DATA BLOCK ▸
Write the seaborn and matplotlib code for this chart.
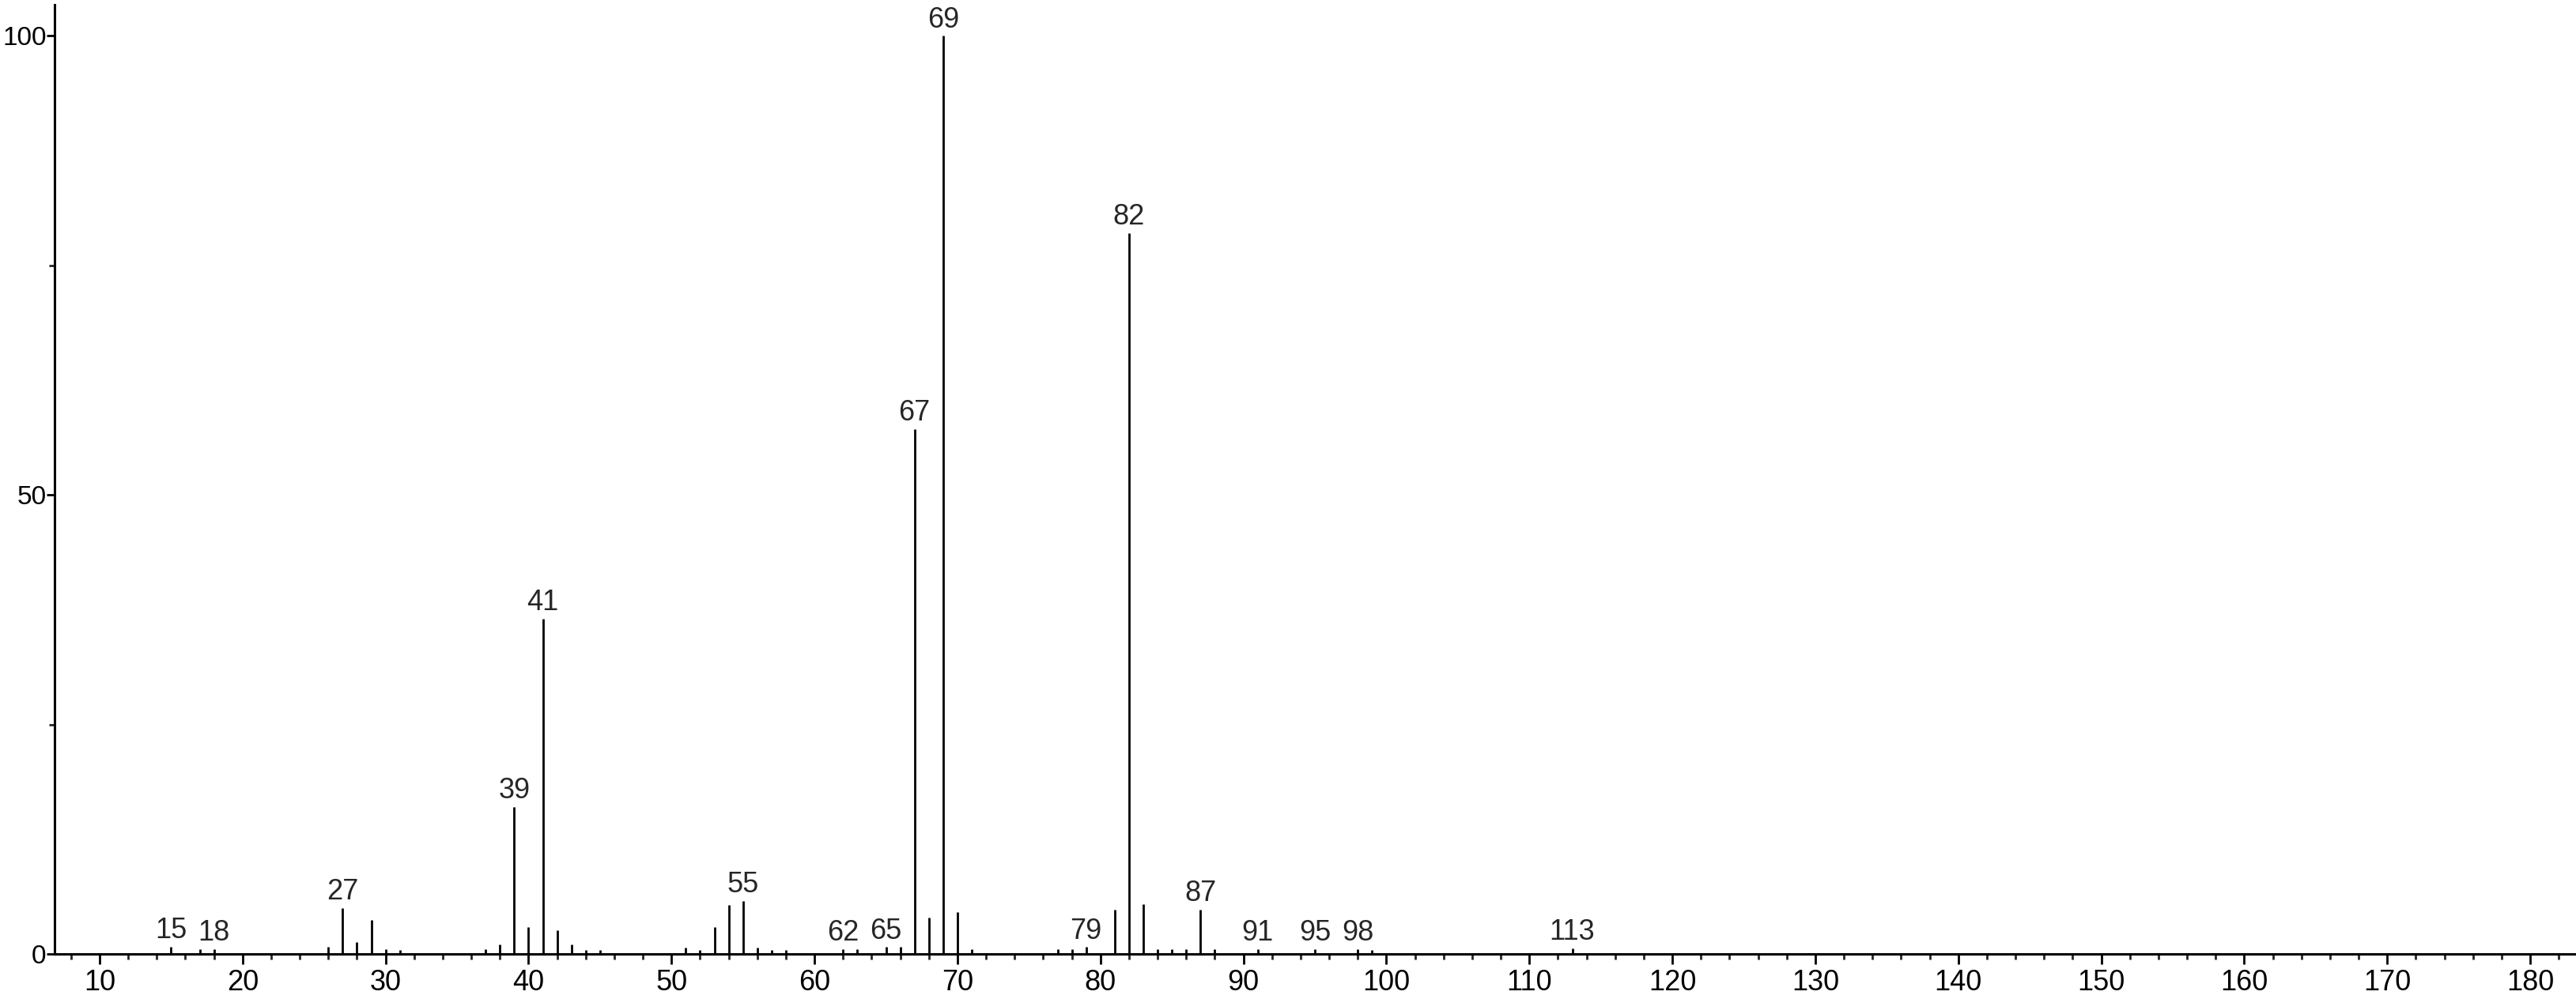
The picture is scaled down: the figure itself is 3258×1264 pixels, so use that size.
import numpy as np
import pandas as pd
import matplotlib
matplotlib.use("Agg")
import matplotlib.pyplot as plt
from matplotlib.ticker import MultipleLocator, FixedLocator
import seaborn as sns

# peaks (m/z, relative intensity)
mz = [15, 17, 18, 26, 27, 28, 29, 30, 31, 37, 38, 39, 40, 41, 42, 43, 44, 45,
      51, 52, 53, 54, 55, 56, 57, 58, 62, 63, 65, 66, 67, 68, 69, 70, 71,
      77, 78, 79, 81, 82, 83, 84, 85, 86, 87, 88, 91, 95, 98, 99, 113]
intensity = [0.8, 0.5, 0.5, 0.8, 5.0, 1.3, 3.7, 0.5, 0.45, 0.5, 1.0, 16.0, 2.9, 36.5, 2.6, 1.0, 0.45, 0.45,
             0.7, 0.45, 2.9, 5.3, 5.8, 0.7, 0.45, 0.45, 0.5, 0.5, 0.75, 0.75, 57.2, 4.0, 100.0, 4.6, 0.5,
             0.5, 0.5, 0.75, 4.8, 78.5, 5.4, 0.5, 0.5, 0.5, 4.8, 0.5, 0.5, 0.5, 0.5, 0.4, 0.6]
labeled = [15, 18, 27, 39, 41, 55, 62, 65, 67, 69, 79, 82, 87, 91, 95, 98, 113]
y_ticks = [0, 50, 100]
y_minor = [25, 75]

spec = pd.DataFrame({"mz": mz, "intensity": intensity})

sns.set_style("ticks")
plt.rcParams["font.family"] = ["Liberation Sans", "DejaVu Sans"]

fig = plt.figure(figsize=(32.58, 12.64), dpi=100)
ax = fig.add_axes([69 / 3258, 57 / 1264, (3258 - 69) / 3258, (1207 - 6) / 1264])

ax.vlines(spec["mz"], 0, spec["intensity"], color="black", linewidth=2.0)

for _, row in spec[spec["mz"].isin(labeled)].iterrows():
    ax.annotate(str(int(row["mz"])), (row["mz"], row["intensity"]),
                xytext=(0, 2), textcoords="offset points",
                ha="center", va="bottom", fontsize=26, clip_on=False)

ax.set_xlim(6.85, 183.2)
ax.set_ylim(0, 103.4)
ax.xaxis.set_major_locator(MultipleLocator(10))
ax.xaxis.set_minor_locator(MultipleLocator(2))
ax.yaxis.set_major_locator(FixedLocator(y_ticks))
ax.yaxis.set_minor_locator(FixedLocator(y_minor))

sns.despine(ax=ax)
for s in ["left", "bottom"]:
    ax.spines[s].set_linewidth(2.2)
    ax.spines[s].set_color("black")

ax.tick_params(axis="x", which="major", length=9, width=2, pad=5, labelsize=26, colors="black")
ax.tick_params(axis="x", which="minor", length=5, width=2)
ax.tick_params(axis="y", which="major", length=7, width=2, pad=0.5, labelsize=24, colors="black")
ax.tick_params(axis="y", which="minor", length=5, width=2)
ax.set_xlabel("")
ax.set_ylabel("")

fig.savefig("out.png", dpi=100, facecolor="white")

PROBLEM REQUIREMENTS ▸ Quote the full listing above word for word; exclude every picture from the copy.

RESULT ▸
Write the seaborn and matplotlib code for this chart.
The picture is scaled down: the figure itself is 3258×1264 pixels, so use that size.
import numpy as np
import pandas as pd
import matplotlib
matplotlib.use("Agg")
import matplotlib.pyplot as plt
from matplotlib.ticker import MultipleLocator, FixedLocator
import seaborn as sns

# peaks (m/z, relative intensity)
mz = [15, 17, 18, 26, 27, 28, 29, 30, 31, 37, 38, 39, 40, 41, 42, 43, 44, 45,
      51, 52, 53, 54, 55, 56, 57, 58, 62, 63, 65, 66, 67, 68, 69, 70, 71,
      77, 78, 79, 81, 82, 83, 84, 85, 86, 87, 88, 91, 95, 98, 99, 113]
intensity = [0.8, 0.5, 0.5, 0.8, 5.0, 1.3, 3.7, 0.5, 0.45, 0.5, 1.0, 16.0, 2.9, 36.5, 2.6, 1.0, 0.45, 0.45,
             0.7, 0.45, 2.9, 5.3, 5.8, 0.7, 0.45, 0.45, 0.5, 0.5, 0.75, 0.75, 57.2, 4.0, 100.0, 4.6, 0.5,
             0.5, 0.5, 0.75, 4.8, 78.5, 5.4, 0.5, 0.5, 0.5, 4.8, 0.5, 0.5, 0.5, 0.5, 0.4, 0.6]
labeled = [15, 18, 27, 39, 41, 55, 62, 65, 67, 69, 79, 82, 87, 91, 95, 98, 113]
y_ticks = [0, 50, 100]
y_minor = [25, 75]

spec = pd.DataFrame({"mz": mz, "intensity": intensity})

sns.set_style("ticks")
plt.rcParams["font.family"] = ["Liberation Sans", "DejaVu Sans"]

fig = plt.figure(figsize=(32.58, 12.64), dpi=100)
ax = fig.add_axes([69 / 3258, 57 / 1264, (3258 - 69) / 3258, (1207 - 6) / 1264])

ax.vlines(spec["mz"], 0, spec["intensity"], color="black", linewidth=2.0)

for _, row in spec[spec["mz"].isin(labeled)].iterrows():
    ax.annotate(str(int(row["mz"])), (row["mz"], row["intensity"]),
                xytext=(0, 2), textcoords="offset points",
                ha="center", va="bottom", fontsize=26, clip_on=False)

ax.set_xlim(6.85, 183.2)
ax.set_ylim(0, 103.4)
ax.xaxis.set_major_locator(MultipleLocator(10))
ax.xaxis.set_minor_locator(MultipleLocator(2))
ax.yaxis.set_major_locator(FixedLocator(y_ticks))
ax.yaxis.set_minor_locator(FixedLocator(y_minor))

sns.despine(ax=ax)
for s in ["left", "bottom"]:
    ax.spines[s].set_linewidth(2.2)
    ax.spines[s].set_color("black")

ax.tick_params(axis="x", which="major", length=9, width=2, pad=5, labelsize=26, colors="black")
ax.tick_params(axis="x", which="minor", length=5, width=2)
ax.tick_params(axis="y", which="major", length=7, width=2, pad=0.5, labelsize=24, colors="black")
ax.tick_params(axis="y", which="minor", length=5, width=2)
ax.set_xlabel("")
ax.set_ylabel("")

fig.savefig("out.png", dpi=100, facecolor="white")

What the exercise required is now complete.